Cuento del filósofo, ensayista y escritor Alfonso Monsalve Solórzano, a propósito de incertidumbre y pandemia.
Atrapado por la tragedia de la pandemia he buscado consuelo en Dios, luego de infinitas dudas sobre su existencia o su bondad. Cómo un ser absolutamente bueno puede tolerar cosas malas, me he preguntado. Si la bondad es un predicado de Dios, la maldad niega su existencia (Una variación de esta versión se la escuché a un amigo mío, quien, en su afán de defender a Dios, dijo que Él no era “responsable de que en la naturaleza hubiese cosas malas”, como si esta- exceptuando a los hombres (y otros posibles seres racionales del universo)- fuese buena o mala, como si un virus fuera bueno o malo, como si este tuviese capacidad de decisión, atributo que la maldad exige).
Pero, un teólogo me dijo que ese argumento es una muestra de la soberbia intelectual típica de hombres como yo. Argüía que pensar de esa manera equivalía a igualarse con la mente de Dios, siendo, como éramos nosotros, poseedores de un discernimiento limitado y estrechamente ligado al tiempo, es decir, a la historia. En efecto, continuó, el transcurso de los acontecimientos crea en nosotros la fascinación de que podemos desentrañarlo todo en razón del movimiento y domesticar la naturaleza sin necesidad de que exista un ser superior. El caso paradigmático afirmaba aquel hombre, era Hawking para quien la historia del universo comenzaba con el big bang y, por tanto, carecía de sentido preguntarse qué existía antes, pues no había tiempo, y en consecuencia, suceso alguno antes del momento primigenio, y la pregunta misma implicaba un absurdo.
El solipsismo a escala universal, alcancé a pensar al escucharlo, la dimensión plena del solipsismo de Wittgenstein para quien era imposible escapar de los límites del lenguaje. Pero el teólogo afirmó que Dios es atemporal, que para él la historia no existe; que su atemporalidad es absoluta.
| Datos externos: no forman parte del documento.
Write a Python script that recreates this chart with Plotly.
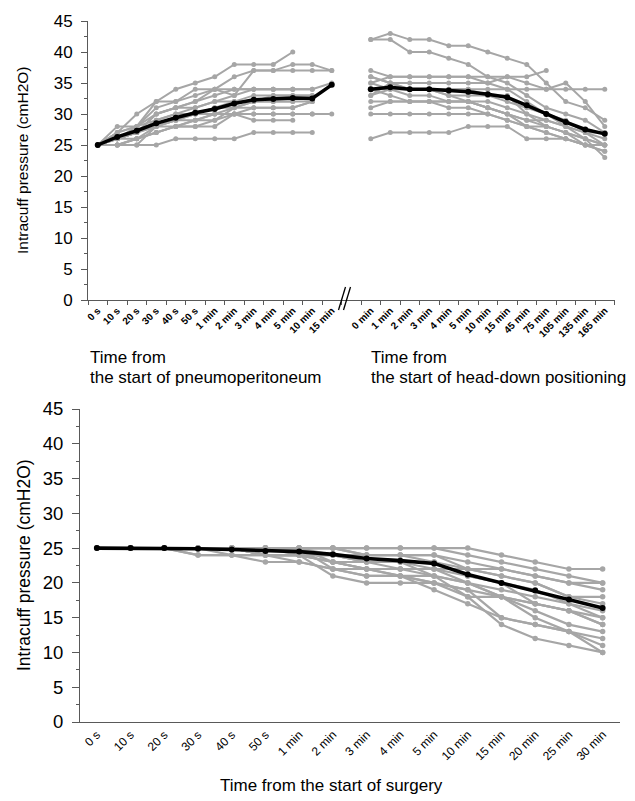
import plotly.graph_objects as go

FONT = "Liberation Sans, Arial, sans-serif"
GRAY = "#A6A6A6"
AXIS = "#595959"
W, H = 635, 801

# ---------------- data ----------------
pneumo_times = ["0 s", "10 s", "20 s", "30 s", "40 s", "50 s", "1 min", "2 min",
                "3 min", "4 min", "5 min", "10 min", "15 min"]
headdown_times = ["0 min", "1 min", "2 min", "3 min", "4 min", "5 min", "10 min",
                  "15 min", "45 min", "75 min", "105 min", "135 min", "165 min"]
surgery_times = ["0 s", "10 s", "20 s", "30 s", "40 s", "50 s", "1 min", "2 min",
                 "3 min", "4 min", "5 min", "10 min", "15 min", "20 min", "25 min", "30 min"]

pneumo_mean = [25, 26.3, 27.3, 28.5, 29.4, 30.2, 30.8, 31.7, 32.3, 32.4, 32.6, 32.5, 34.7]
pneumo_patients = [
    [25, 27, 30, 32, 34, 35, 36, 38, 38, 38, 40, None, None],
    [25, 28, 28, 32, 32, 34, 34, 36, 37, 37, 38, 38, 37],
    [25, 26, 28, 31, 32, 33, 34, 33, 37, 37, 37, 37, 37],
    [25, 26, 27, 30, 31, 32, 34, 34, 34, 34, 34, 34, 35],
    [25, 26, 27, 30, 31, 31, 32, 33, 34, 34, 34, 34, None],
    [25, 27, 28, 29, 30, 31, 32, 32, 33, 33, 33, 33, None],
    [25, 26, 27, 29, 30, 30, 31, 32, 32, 33, 33, 33, None],
    [25, 25, 26, 28, 29, 30, 30, 31, 32, 32, 32, 32, None],
    [25, 26, 27, 28, 29, 30, 31, 31, 31, 31, 31, 32, None],
    [25, 25, 26, 27, 28, 29, 30, 30, 31, 31, 31, 32, None],
    [25, 25, 25, 28, 29, 29, 30, 30, 30, 30, 30, 30, 30],
    [25, 26, 26, 27, 28, 28, 29, 30, 30, 30, 30, 30, None],
    [25, 25, 26, 27, 28, 28, 28, 30, 29, 29, 29, None, None],
    [25, 25, 25, 25, 26, 26, 26, 26, 27, 27, 27, 27, None],
    [25, 26, 27, 28, 28, 29, 29, 31, 32, 32, 32, None, None],
    [25, 27, 28, 30, 31, 32, 33, 34, 34, 34, 34, None, None],
]

headdown_mean = [34.0, 34.3, 34.0, 34.0, 33.8, 33.6, 33.2, 32.7, 31.4, 30.0, 28.7, 27.5, 26.8]
headdown_patients = [
    [42, 43, 42, 42, 41, 41, 40, 39, 38, 35, 32, 31, 29],
    [42, 42, 40, 40, 39, 38, 36, 35, 33, 31, 30, 29, 27],
    [37, 36, 36, 36, 36, 36, 36, 36, 36, 37, None, None, None],
    [36, 35, 35, 35, 35, 35, 35, 36, 35, 34, 35, 32, 28],
    [35, 36, 36, 36, 36, 36, 35, 34, 32, 30, 29, 27, 26],
    [34, 34, 34, 34, 34, 34, 34, 34, 34, 34, 34, 34, 34],
    [33, 35, 34, 34, 33, 33, 33, 32, 31, 30, 28, 27, 25],
    [36, 35, 34, 34, 34, 34, 33, 33, 30, 29, 28, 26, 25],
    [32, 32, 32, 32, 32, 32, 32, 31, 30, 28, 27, 26, 25],
    [35, 34, 33, 33, 32, 32, 31, 30, 29, 28, 27, 25, 24],
    [31, 32, 32, 32, 32, 32, 31, 30, 28, 28, 27, 26, 23],
    [30, 30, 30, 30, 30, 30, 30, 29, 28, 27, 26, 25, 25],
    [34, 33, 32, 32, 31, 31, 30, 29, 28, 27, 26, 25, 24],
    [26, 27, 27, 27, 27, 28, 28, 28, 26, 26, 26, 25, 25],
    [33, 34, 34, 34, 33, 32, 31, 30, 29, 29, 28, 27, 27],
]

surgery_mean = [25, 25, 25, 24.9, 24.8, 24.6, 24.5, 24.1, 23.5, 23.2, 22.8, 21.2, 20.0, 18.9, 17.6, 16.4]
surgery_patients = [
    [25, 25, 25, 25, 25, 25, 25, 25, 25, 25, 25, 25, 24, 23, 22, 22],
    [25, 25, 25, 25, 25, 25, 25, 25, 25, 25, 25, 24, 23, 22, 21, 20],
    [25, 25, 25, 25, 25, 25, 25, 25, 24, 24, 24, 23, 22, 21, 20, 20],
    [25, 25, 25, 25, 25, 25, 25, 24, 24, 24, 24, 22, 22, 21, 20, 19],
    [25, 25, 25, 25, 25, 25, 24, 24, 23, 23, 23, 22, 21, 20, 18, 18],
    [25, 25, 25, 25, 25, 24, 24, 24, 23, 23, 22, 22, 21, 20, 18, 17],
    [25, 25, 25, 25, 25, 25, 25, 23, 23, 22, 22, 21, 20, 19, 17, 16],
    [25, 25, 25, 25, 25, 24, 24, 23, 22, 22, 21, 20, 19, 18, 17, 15],
    [25, 25, 25, 24, 24, 24, 24, 23, 22, 22, 22, 20, 18, 17, 16, 14],
    [25, 25, 25, 25, 25, 25, 25, 22, 22, 21, 21, 20, 18, 16, 14, 13],
    [25, 25, 25, 24, 24, 23, 23, 22, 21, 21, 20, 19, 18, 15, 13, 12],
    [25, 25, 25, 25, 25, 24, 24, 21, 20, 20, 20, 19, 15, 14, 13, 11],
    [25, 25, 25, 25, 24, 24, 23, 22, 21, 21, 20, 18, 14, 12, 11, 10],
    [25, 25, 25, 25, 25, 24, 24, 23, 22, 21, 19, 17, 15, 14, 13, 10],
    [25, 25, 25, 25, 25, 25, 25, 25, 24, 24, 23, 21, 20, 17, 16, 14],
    [25, 25, 25, 25, 25, 24, 24, 24, 23, 23, 21, 18, 18, 17, 16, 15],
]

# unique category names for the combined top axis (zero-width spaces keep them distinct)
GAP = "\u200b"
headdown_cats = [t + "\u200b\u200b" for t in headdown_times]
top_categories = pneumo_times + [GAP] + headdown_cats

fig = go.Figure()


def add_group(xcats, patients, mean, xa, ya, msize=5, mean_w=3.5, lw=2):
    for p in patients:
        fig.add_trace(go.Scatter(
            x=xcats, y=p, mode="lines+markers", xaxis=xa, yaxis=ya,
            line=dict(color=GRAY, width=lw), marker=dict(color=GRAY, size=msize),
            hoverinfo="skip", showlegend=False, connectgaps=False))
    fig.add_trace(go.Scatter(
        x=xcats, y=mean, mode="lines+markers", xaxis=xa, yaxis=ya,
        line=dict(color="black", width=mean_w), marker=dict(color="black", size=6),
        showlegend=False))


add_group(pneumo_times, pneumo_patients, pneumo_mean, "x", "y")
add_group(headdown_cats, headdown_patients, headdown_mean, "x", "y")
add_group(surgery_times, surgery_patients, surgery_mean, "x2", "y2", msize=5.5, mean_w=3.6, lw=2.2)


def px_x(v):
    return v / W


def px_y(v):
    return (H - v) / H


def ycommon(ticklen, minorlen):
    return dict(range=[0, 45], tick0=0, dtick=5, ticks="outside", ticklen=ticklen,
                tickcolor=AXIS, showline=True, linecolor=AXIS, linewidth=1,
                showgrid=False, zeroline=False, automargin=False,
                minor=dict(ticks="outside", ticklen=minorlen, dtick=2.5, tickcolor=AXIS))


fig.update_layout(
    template="none",
    width=W, height=H, margin=dict(l=0, r=0, t=0, b=0, autoexpand=False),
    paper_bgcolor="white", plot_bgcolor="white",
    font=dict(family=FONT, color="black"),
    showlegend=False,
    xaxis=dict(domain=[px_x(88), px_x(614.5)], anchor="y", type="category",
               categoryorder="array", categoryarray=top_categories,
               range=[-0.5, len(top_categories) - 0.5],
               tickmode="linear", tick0=0, dtick=1, tickson="boundaries",
               ticks="outside", ticklen=4, tickcolor=AXIS, tickangle=-45,
               tickfont=dict(size=10, weight="bold", family=FONT),
               showline=True, linecolor=AXIS, linewidth=1, showgrid=False,
               zeroline=False, automargin=False),
    yaxis=dict(domain=[px_y(300), px_y(21)], anchor="x",
               tickfont=dict(size=17, family=FONT), ticklabelstandoff=5, **ycommon(6, 3)),
    xaxis2=dict(domain=[px_x(80), px_x(619.5)], anchor="y2", type="category",
                categoryorder="array", categoryarray=surgery_times,
                range=[-0.5, len(surgery_times) - 0.5],
                tickmode="linear", tick0=0, dtick=1, ticks="", tickangle=-45,
                tickfont=dict(size=12, family=FONT),
                showline=True, linecolor=AXIS, linewidth=1, showgrid=False,
                zeroline=False, automargin=False),
    yaxis2=dict(domain=[px_y(722), px_y(409)], anchor="x2",
                tickfont=dict(size=18.5, family=FONT), ticklabelstandoff=5, **ycommon(7, 3.5)),
)

ann = []
# y-axis titles
ann.append(dict(text="Intracuff pressure (cmH2O)", x=px_x(22), y=px_y(160), xref="paper", yref="paper",
                textangle=-90, showarrow=False, font=dict(size=15.5, family=FONT),
                xanchor="center", yanchor="middle"))
ann.append(dict(text="Intracuff pressure (cmH2O)", x=px_x(24), y=px_y(565), xref="paper", yref="paper",
                textangle=-90, showarrow=False, font=dict(size=17.5, family=FONT),
                xanchor="center", yanchor="middle"))
# top x titles
for xx, lines in [(88, ["Time from", "the start of pneumoperitoneum"]),
                  (369, ["Time from", "the start of head-down positioning"])]:
    for yy, t in zip([357, 377], lines):
        ann.append(dict(text=t, x=px_x(xx), y=px_y(yy), xref="paper", yref="paper",
                        showarrow=False, font=dict(size=17, family=FONT),
                        xanchor="left", yanchor="middle"))
# bottom x title
ann.append(dict(text="Time from the start of surgery", x=px_x(331), y=px_y(785), xref="paper", yref="paper",
                showarrow=False, font=dict(size=17, family=FONT),
                xanchor="center", yanchor="middle"))
fig.update_layout(annotations=ann)

# axis-break marks "//"
for dx in (0, 5):
    fig.add_shape(type="line", xref="x domain", yref="y domain",
                  x0=(338.5 + dx - 88) / 526.5, x1=(345.5 + dx - 88) / 526.5,
                  y0=-10 / 279, y1=13 / 279,
                  line=dict(color="black", width=1.3))

fig.write_html("out.html", config={"displayModeBar": False},
               post_script="document.body.style.margin='0px';document.body.style.overflow='hidden';")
Su afirmación fue tan radical que incluso llegó a decir que aseverar que siempre ha estado ahí, es una muestra de nuestra limitación, porque el adverbio siempre es temporal (curiosamente, una afirmación solipsista, pude darme cuenta, que en el fondo exige que Dios es indecible porque nuestro lenguaje no puede evadir el tiempo). Por decirlo de alguna manera, pontificaba el teólogo, Dios contempla al mundo como lo hace Borges en el Aleph, como un conjunto donde está todo, sin pasado, sin presente y sin futuro.
Para mí, prosiguió, la hipótesis de Hawking es cautivante, pero tiene una debilidad. Sostener que no puedo salir del universo para contemplar el universo, es atractiva; pero el multiuniverso postulado por algunos físicos se presenta desde nuestro propio cosmos. Hasta ahora el multiuniverso es una construcción mental no probada, pero cuestiona la visión del físico de Cambridge. Y, si el número de universos que reclama es infinito, tanto como el conjunto de los números naturales, alguien podría reivindicar que, en alguno de ellos sería posible salir de él para contemplar a Dios el Hacedor.
Interesante, pensé, al menos en un universo posible podría probarse la existencia de Dios. Pero no es más que una hipótesis, que, por otra parte, no vale en este en el que me encuentro. Además, esa línea de pensamiento nos puede llegar a la famosa regresión ad infinitum según la cual, el creador necesitó un creador distinto; este, otro y así hasta el infinito. Pero me urgía tener razones para creer, por lo que apelé al cínico argumento de Pascal, según el cual hay que creer en Dios porque al morir, si no existe, no pasa nada; pero sí existe, y es un Dios que exige reconocimiento, uno se salva.
En este punto, recordé que había concepciones de Dios, según las cuales, Este no exige reconocimiento alguno; no se trata, tampoco, de un ser punitivo, ni vengativo, ni justo (o injusto). no le importa si pecamos o no. Es, por decirlo así, inocuo, y no me refiero al panteísmo, que cree que el universo es Dios, aunque la consecuencia de esa admisión es la misma, alcanzo a divagar. En cualquiera de las dos versiones el argumento pascaliano sobra.
El problema es que no tengo tiempo para escoger entre las distintas versiones de Dios. En realidad, no tengo tiempo de escoger sobre si existe o no. Un confesor está ante mi lecho ofreciéndome la extremaunción. Lo sé porque lo oigo ofrecerme consuelo y salvación antes de morir asfixiado por el coronavirus. El hecho es que sé, sí, sé que será su oferta lo último que oiga. Antes de que termine, estoy seguro de que estaré muerto. Me concentro en el fin.